Begin

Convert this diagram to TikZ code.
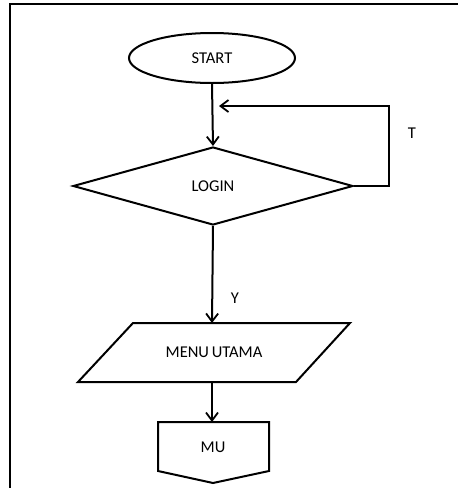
\documentclass[tikz,border=0pt]{standalone}
\usepackage{fontspec}
\setmainfont{Carlito}
\usetikzlibrary{shapes.geometric,arrows.meta}
\begin{document}
\begin{tikzpicture}[x=1pt,y=-1pt,
  line width=2pt,
  flow/.style={-{Straight Barb[length=8pt,width=12pt,line width=1.8pt]}},
  lbl/.style={font=\fontsize{16.5}{18}\selectfont, inner sep=0pt},
  shapebox/.style={draw, line width=2pt, font=\fontsize{16.5}{18}\selectfont, inner sep=0pt}]
  \useasboundingbox (0,0) rectangle (458,488);

  % page frame (top and left edges only)
  \draw[line width=2.2pt] (10,488) -- (10,4) -- (458,4);

  % terminator
  \node[shapebox, ellipse, minimum width=166pt, minimum height=50pt] (start) at (212,58) {START};

  % decision
  \node[shapebox, diamond, aspect=3.6, minimum width=280pt, minimum height=78pt] (login) at (213,186) {LOGIN};

  % input/output block
  \node[lbl] (menu) at (214,352.5) {MENU\kern-1pt\ UTAMA};
  \coordinate (menutop) at (212,323);
  \coordinate (menubot) at (212,382);
  \draw (133,323) -- (350,323) -- (296,382) -- (78,382) -- cycle;

  % off-page connector
  \node[lbl] (mu) at (213,447) {MU};
  \coordinate (mutop) at (212,422);
  \draw (158,422) -- (269,422) -- (269,471) -- (213,483) -- (158,471) -- cycle;

  % connectors
  \coordinate (loopR) at (389,186);
  \coordinate (loopT) at (389,106);
  \coordinate (join) at (219,106);
  \draw[flow] (start.south) -- (login.north);
  \draw[flow] (login.east) -- (loopR) -- (loopT) -- (join);
  \draw[flow] (login.south) -- (menutop);
  \draw[flow] (menubot) -- (mutop);

  % branch labels
  \node[lbl] (tlabel) at (412,133) {T};
  \node[lbl] (ylabel) at (235,298) {Y};
\end{tikzpicture}
\end{document}
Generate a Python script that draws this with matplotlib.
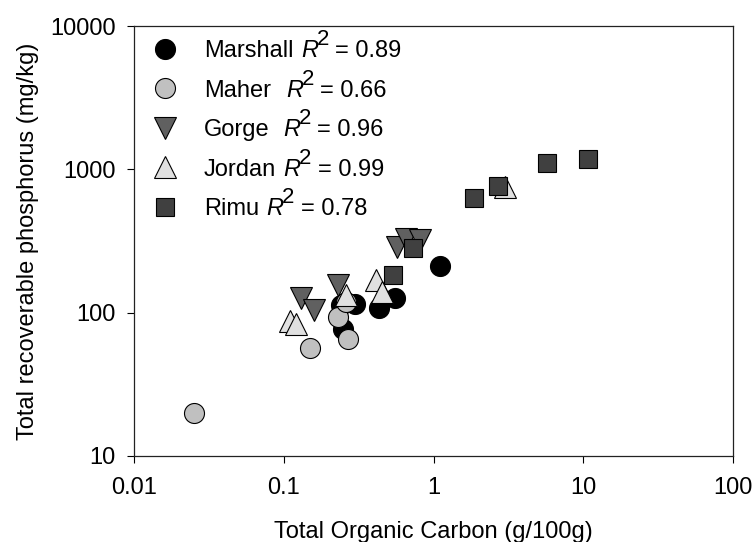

End

Repeat every record above exactly, but leave out any pictures.

> _CORRECT RESPONSE_
Convert this diagram to TikZ code.
\documentclass[tikz,border=0pt]{standalone}
\usepackage{fontspec}
\setmainfont{Carlito}
\usetikzlibrary{shapes.geometric,arrows.meta}
\begin{document}
\begin{tikzpicture}[x=1pt,y=-1pt,
  line width=2pt,
  flow/.style={-{Straight Barb[length=8pt,width=12pt,line width=1.8pt]}},
  lbl/.style={font=\fontsize{16.5}{18}\selectfont, inner sep=0pt},
  shapebox/.style={draw, line width=2pt, font=\fontsize{16.5}{18}\selectfont, inner sep=0pt}]
  \useasboundingbox (0,0) rectangle (458,488);

  % page frame (top and left edges only)
  \draw[line width=2.2pt] (10,488) -- (10,4) -- (458,4);

  % terminator
  \node[shapebox, ellipse, minimum width=166pt, minimum height=50pt] (start) at (212,58) {START};

  % decision
  \node[shapebox, diamond, aspect=3.6, minimum width=280pt, minimum height=78pt] (login) at (213,186) {LOGIN};

  % input/output block
  \node[lbl] (menu) at (214,352.5) {MENU\kern-1pt\ UTAMA};
  \coordinate (menutop) at (212,323);
  \coordinate (menubot) at (212,382);
  \draw (133,323) -- (350,323) -- (296,382) -- (78,382) -- cycle;

  % off-page connector
  \node[lbl] (mu) at (213,447) {MU};
  \coordinate (mutop) at (212,422);
  \draw (158,422) -- (269,422) -- (269,471) -- (213,483) -- (158,471) -- cycle;

  % connectors
  \coordinate (loopR) at (389,186);
  \coordinate (loopT) at (389,106);
  \coordinate (join) at (219,106);
  \draw[flow] (start.south) -- (login.north);
  \draw[flow] (login.east) -- (loopR) -- (loopT) -- (join);
  \draw[flow] (login.south) -- (menutop);
  \draw[flow] (menubot) -- (mutop);

  % branch labels
  \node[lbl] (tlabel) at (412,133) {T};
  \node[lbl] (ylabel) at (235,298) {Y};
\end{tikzpicture}
\end{document}
Generate a Python script that draws this with matplotlib.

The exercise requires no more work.